July 13, 2019 / 10:00AM / By ARM Research
In U.S, CPI data for the month of June revealed that consumer prices expanded by 1.6% YoY, a moderation from 1.8% recorded in the prior month. The outturn reflects a decline in energy prices, offsetting an increase in food prices. For us, subdued inflation in the U.S coupled with concerns on economic growth further strengthens the case for a rate cut later this month. Elsewhere in China, trade data for the month of June revealed a 1.3% YoY decline in exports – following the tariff hike by US from 10% to 25% which took effect in May. Imports at the other hand declined at a faster pace (-7.3% YoY, driving the country’s trade surplus higher to $50.98billion (May: $41.65 billion). Also, China’s producer price index flatlined in June (May 19: 0.6%) on the back of lower oil prices and weak global demand, fueling concerns about deflation in the economy.

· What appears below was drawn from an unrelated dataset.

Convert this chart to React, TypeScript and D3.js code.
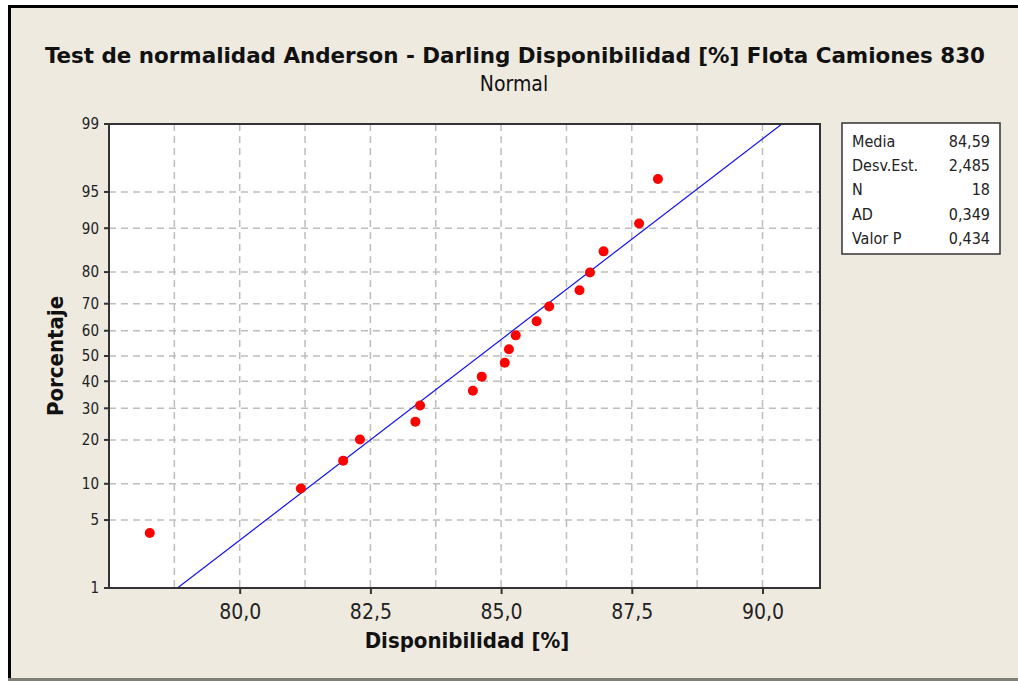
import { useEffect, useRef } from 'react'
import * as d3 from 'd3'

// valores
const disponibilidad = [78.28, 81.17, 81.98, 82.3, 83.36, 83.45, 84.46, 84.63, 85.07, 85.15, 85.28, 85.68, 85.92, 86.5, 86.7, 86.96, 87.64, 88.0]
const porcentaje = [3.8, 9.2, 14.7, 20.1, 25.5, 31.0, 36.4, 41.8, 47.3, 52.7, 58.2, 63.6, 69.0, 74.5, 79.9, 85.3, 90.8, 96.2]
const yTicks = [1, 5, 10, 20, 30, 40, 50, 60, 70, 80, 90, 95, 99]
const xTicks = [80, 82.5, 85, 87.5, 90]
const xGrid = [78.75, 80, 81.25, 82.5, 83.75, 85, 86.25, 87.5, 88.75, 90]
const statLabels = ['Media', 'Desv.Est.', 'N', 'AD', 'Valor P']
const statValues = ['84,59', '2,485', '18', '0,349', '0,434']
const media = 84.59
const desv = 2.485

// inversa de la normal (Acklam)
function probit(p: number) {
  const a = [-39.69683028665376, 220.9460984245205, -275.9285104469687, 138.357751867269, -30.66479806614716, 2.506628277459239]
  const b = [-54.47609879822406, 161.5858368580409, -155.6989798598866, 66.80131188771972, -13.28068155288572]
  const c = [-0.007784894002430293, -0.3223964580411365, -2.400758277161838, -2.549732539343734, 4.374664141464968, 2.938163982698783]
  const d = [0.007784695709041462, 0.3224671290700398, 2.445134137142996, 3.754408661907416]
  const pl = 0.02425
  if (p < pl) {
    const q = Math.sqrt(-2 * Math.log(p))
    return (((((c[0] * q + c[1]) * q + c[2]) * q + c[3]) * q + c[4]) * q + c[5]) / ((((d[0] * q + d[1]) * q + d[2]) * q + d[3]) * q + 1)
  }
  if (p > 1 - pl) {
    const q = Math.sqrt(-2 * Math.log(1 - p))
    return -(((((c[0] * q + c[1]) * q + c[2]) * q + c[3]) * q + c[4]) * q + c[5]) / ((((d[0] * q + d[1]) * q + d[2]) * q + d[3]) * q + 1)
  }
  const q = p - 0.5
  const r = q * q
  return (((((a[0] * r + a[1]) * r + a[2]) * r + a[3]) * r + a[4]) * r + a[5]) * q / (((((b[0] * r + b[1]) * r + b[2]) * r + b[3]) * r + b[4]) * r + 1)
}

const fmt = (v: number) => v.toFixed(1).replace('.', ',')

export default function App() {
  const svgRef = useRef<SVGSVGElement>(null)

  useEffect(() => {
    if (!svgRef.current) return
    const svg = d3.select(svgRef.current)
    svg.selectAll('*').remove()

    const width = 1018
    const height = 681
    const font = 'Tahoma, "DejaVu Sans Condensed", "DejaVu Sans", sans-serif'

    // fondo y marco
    svg.append('rect').attr('width', width).attr('height', height).attr('fill', '#fff')
    svg.append('rect').attr('x', 8).attr('y', 5).attr('width', width - 8).attr('height', 676).attr('fill', '#EEEAE0')
    svg.append('rect').attr('x', 8).attr('y', 5).attr('width', width - 8).attr('height', 3).attr('fill', '#000')
    svg.append('rect').attr('x', 8).attr('y', 5).attr('width', 3).attr('height', 676).attr('fill', '#000')
    svg.append('rect').attr('x', 8).attr('y', 678).attr('width', width - 8).attr('height', 3).attr('fill', '#808078')

    const plot = { left: 109, right: 820, top: 124, bottom: 588 }

    const x = d3.scaleLinear().domain([77.5, 91.1]).range([plot.left, plot.right])
    const yz = d3.scaleLinear().domain([probit(0.01), probit(0.99)]).range([plot.bottom, plot.top])
    const y = (p: number) => yz(probit(p / 100))

    svg.append('rect')
      .attr('x', plot.left).attr('y', plot.top)
      .attr('width', plot.right - plot.left).attr('height', plot.bottom - plot.top)
      .attr('fill', '#fff')

    // rejilla
    const grid = svg.append('g').attr('stroke', '#BDBDBD').attr('stroke-width', 1.5).attr('stroke-dasharray', '7,5')
    grid.selectAll('.gx').data(xGrid).enter().append('line')
      .attr('x1', d => x(d)).attr('x2', d => x(d))
      .attr('y1', plot.top).attr('y2', plot.bottom)
    grid.selectAll('.gy').data(yTicks.slice(1, -1)).enter().append('line')
      .attr('x1', plot.left).attr('x2', plot.right)
      .attr('y1', d => y(d)).attr('y2', d => y(d))

    // recta ajustada
    const zLo = probit(0.01)
    const zHi = probit(0.99)
    const defs = svg.append('defs')
    defs.append('clipPath').attr('id', 'clip').append('rect')
      .attr('x', plot.left).attr('y', plot.top)
      .attr('width', plot.right - plot.left).attr('height', plot.bottom - plot.top)
    svg.append('line')
      .attr('clip-path', 'url(#clip)')
      .attr('x1', x(media + desv * zLo)).attr('y1', yz(zLo))
      .attr('x2', x(media + desv * zHi)).attr('y2', yz(zHi))
      .attr('stroke', '#1010F0').attr('stroke-width', 1.2)

    // puntos
    svg.selectAll('.pt').data(disponibilidad).enter().append('circle')
      .attr('cx', d => x(d))
      .attr('cy', (_, i) => y(porcentaje[i]))
      .attr('r', 5)
      .attr('fill', '#FF0000')

    // marco del grafico
    svg.append('rect')
      .attr('x', plot.left).attr('y', plot.top)
      .attr('width', plot.right - plot.left).attr('height', plot.bottom - plot.top)
      .attr('fill', 'none').attr('stroke', '#333').attr('stroke-width', 2)

    // eje x
    const xAxis = svg.append('g').attr('transform', `translate(0,${plot.bottom})`)
      .call(d3.axisBottom(x).tickValues(xTicks).tickFormat(d => fmt(+d)).tickSize(6).tickSizeOuter(0))
    xAxis.select('.domain').remove()
    xAxis.selectAll('line').attr('stroke', '#333').attr('stroke-width', 2)
    xAxis.selectAll('text').attr('font-family', font).attr('font-size', 21).attr('fill', '#222')
      .attr('y', 31).attr('dy', 0)

    // eje y
    const yt = svg.append('g')
    yt.selectAll('line').data(yTicks).enter().append('line')
      .attr('x1', plot.left - 5).attr('x2', plot.left)
      .attr('y1', d => y(d)).attr('y2', d => y(d))
      .attr('stroke', '#333').attr('stroke-width', 2)
    yt.selectAll('text').data(yTicks).enter().append('text')
      .attr('x', plot.left - 10).attr('y', d => y(d))
      .attr('dy', '0.36em').attr('text-anchor', 'end')
      .attr('font-family', font).attr('font-size', 15).attr('fill', '#222')
      .text(d => d)

    // titulos
    svg.append('text').attr('x', 515).attr('y', 63).attr('text-anchor', 'middle')
      .attr('font-family', font).attr('font-weight', 'bold').attr('font-size', 22).attr('fill', '#111')
      .attr('textLength', 940).attr('lengthAdjust', 'spacingAndGlyphs')
      .text('Test de normalidad Anderson - Darling Disponibilidad [%] Flota Camiones 830')
    svg.append('text').attr('x', 514).attr('y', 91).attr('text-anchor', 'middle')
      .attr('font-family', font).attr('font-size', 21).attr('fill', '#111')
      .text('Normal')
    svg.append('text').attr('x', 467).attr('y', 648).attr('text-anchor', 'middle')
      .attr('font-family', font).attr('font-weight', 'bold').attr('font-size', 22).attr('fill', '#111')
      .text('Disponibilidad [%]')
    svg.append('text').attr('transform', `translate(63,${(plot.top + plot.bottom) / 2}) rotate(-90)`)
      .attr('text-anchor', 'middle')
      .attr('font-family', font).attr('font-weight', 'bold').attr('font-size', 22).attr('fill', '#111')
      .text('Porcentaje')

    // tabla de estadisticos
    const leg = svg.append('g')
    leg.append('rect').attr('x', 842).attr('y', 123).attr('width', 158).attr('height', 131)
      .attr('fill', '#fff').attr('stroke', '#333').attr('stroke-width', 1.5)
    statLabels.forEach((s, i) => {
      const yy = 147 + i * 24.2
      leg.append('text').attr('x', 852).attr('y', yy)
        .attr('font-family', font).attr('font-size', 16).attr('fill', '#222').text(s)
      leg.append('text').attr('x', 990).attr('y', yy).attr('text-anchor', 'end')
        .attr('font-family', font).attr('font-size', 16).attr('fill', '#222').text(statValues[i])
    })
  }, [])

  return (
    <svg ref={svgRef} width={1018} height={681} style={{ position: 'absolute', left: 0, top: 0 }} />
  )
}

Earlier this week, President Muhammadu Buhari signed the African continental free trade area (AfCFTA) agreement which came into force on May 30th, 2019, making Nigeria the 53rd country to join the agreement. The agreement aims to achieve a single continental market for goods and services, which will progressively eliminate tariffs on intra-African trade. That said, Nigeria will be unable to benefit from the preferential trade transactions offered by the agreement until the instruments of ratification has been deposited (together with 27 other countries). Elsewhere, the Central Bank of Nigeria issued a new guideline to the commercial banks on accessing the CBN standing deposit facility (SDF). With the new framework, the allowable daily deposit through the SDF that will be remunerated at the applicable MPR minus 500bps (8.5%) is now capped at N2 billion (previously: N7.5 billion). Additionally, excess funds above the new cap would not be remunerated. The new structure reaffirms CBN’s drive to stimulate economic growth via increased lending to the real sector.

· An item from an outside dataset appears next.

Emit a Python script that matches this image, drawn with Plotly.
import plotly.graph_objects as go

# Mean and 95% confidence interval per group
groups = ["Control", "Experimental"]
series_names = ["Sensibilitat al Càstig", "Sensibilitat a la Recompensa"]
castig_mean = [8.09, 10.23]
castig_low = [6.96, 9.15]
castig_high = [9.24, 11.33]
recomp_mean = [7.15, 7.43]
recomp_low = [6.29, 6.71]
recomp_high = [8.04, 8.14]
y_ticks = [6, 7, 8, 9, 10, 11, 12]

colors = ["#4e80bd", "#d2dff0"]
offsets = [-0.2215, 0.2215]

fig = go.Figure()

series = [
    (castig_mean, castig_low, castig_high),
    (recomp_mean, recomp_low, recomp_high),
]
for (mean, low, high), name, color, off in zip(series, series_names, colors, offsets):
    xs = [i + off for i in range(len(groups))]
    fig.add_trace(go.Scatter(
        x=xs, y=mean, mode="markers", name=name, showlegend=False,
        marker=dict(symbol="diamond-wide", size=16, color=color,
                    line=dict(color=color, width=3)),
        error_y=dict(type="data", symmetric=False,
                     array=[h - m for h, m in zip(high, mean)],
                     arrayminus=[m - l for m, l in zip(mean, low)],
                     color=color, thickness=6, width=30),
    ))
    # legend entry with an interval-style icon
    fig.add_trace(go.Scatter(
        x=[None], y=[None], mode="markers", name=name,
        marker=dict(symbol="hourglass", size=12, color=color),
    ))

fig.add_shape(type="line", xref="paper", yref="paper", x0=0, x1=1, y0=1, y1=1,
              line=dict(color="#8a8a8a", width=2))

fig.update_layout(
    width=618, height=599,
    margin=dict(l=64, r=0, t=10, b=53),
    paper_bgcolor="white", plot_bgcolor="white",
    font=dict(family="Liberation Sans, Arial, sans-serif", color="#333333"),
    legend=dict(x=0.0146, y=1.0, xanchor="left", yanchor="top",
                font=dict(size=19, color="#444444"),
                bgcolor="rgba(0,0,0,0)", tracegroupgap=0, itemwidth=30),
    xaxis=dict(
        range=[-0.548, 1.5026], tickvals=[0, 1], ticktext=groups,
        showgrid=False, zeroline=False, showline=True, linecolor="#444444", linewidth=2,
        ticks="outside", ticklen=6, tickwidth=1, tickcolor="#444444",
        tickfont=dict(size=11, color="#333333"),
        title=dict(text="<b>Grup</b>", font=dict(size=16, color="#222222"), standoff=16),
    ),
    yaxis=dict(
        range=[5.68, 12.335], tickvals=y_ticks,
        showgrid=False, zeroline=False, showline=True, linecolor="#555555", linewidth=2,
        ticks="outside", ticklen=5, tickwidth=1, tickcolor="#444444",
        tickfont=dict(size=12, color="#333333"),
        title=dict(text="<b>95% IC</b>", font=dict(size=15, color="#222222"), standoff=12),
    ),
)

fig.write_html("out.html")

Early this week, the NSE listed the second telecommunication company - Airtel Africa Plc - on its mainboard, listing 3,758,151,504 ordinary shares at an offer price of N363 per ordinary. However, the stock closed the week 11% lower than its listing price at N323.50, reflecting weak investor sentiments. At the end of the week, the Nigerian all share index lost -2.41% to close at 28,566.76 points, while the market capitalization increased by N1.02 trillion due to additional shares from the above stated listing. On sectoral performance, all sectors of the index closed the week in the negative territory, save Banking sector which gained 0.09%. A further probe into the sectors revealed selloff across various stocks such as NB: -3.97%, DANGCEM: 2.26%, PZ: -10.14%, DANGSUGA: -7.83% and NESTLE: -8.92%.
It was a relatively quiet week in the fixed income scene with no auction in the primary market. However, average yields in the secondary market dipped by 34bps WoW to 12.63% with both ends of the curve suffering declines over the course of the week. At the short end, NTB yields were down 51bps to finish at 11.49% representing the lowest weekly close this year. The decline this week was spearheaded by a 118bps drop in the 182-day paper. At the long end, average bond yields printed at 13.77%, a 17bps drop WoW, driven by increased demand for the Feb 2020 instrument.
Take-Away For The Week
Trend in Nigeria’s total debt stock
This week, we feature the trend in Nigeria's total debt stock over the past two years which shows Nigeria's debt stock has increased 30% over the period from N19trillion in Q1 17 to N25 trillion in Q1 19. Furthermore, in line with the DMO's rebalancing objectives -- aimed at reducing the cost of debt -- the proportion of external debt stock (+86% to N7.9 trillion) has increased from 22% to 32%, while the proportion of domestic debt (+14% to N17 trillion) has declined accordingly.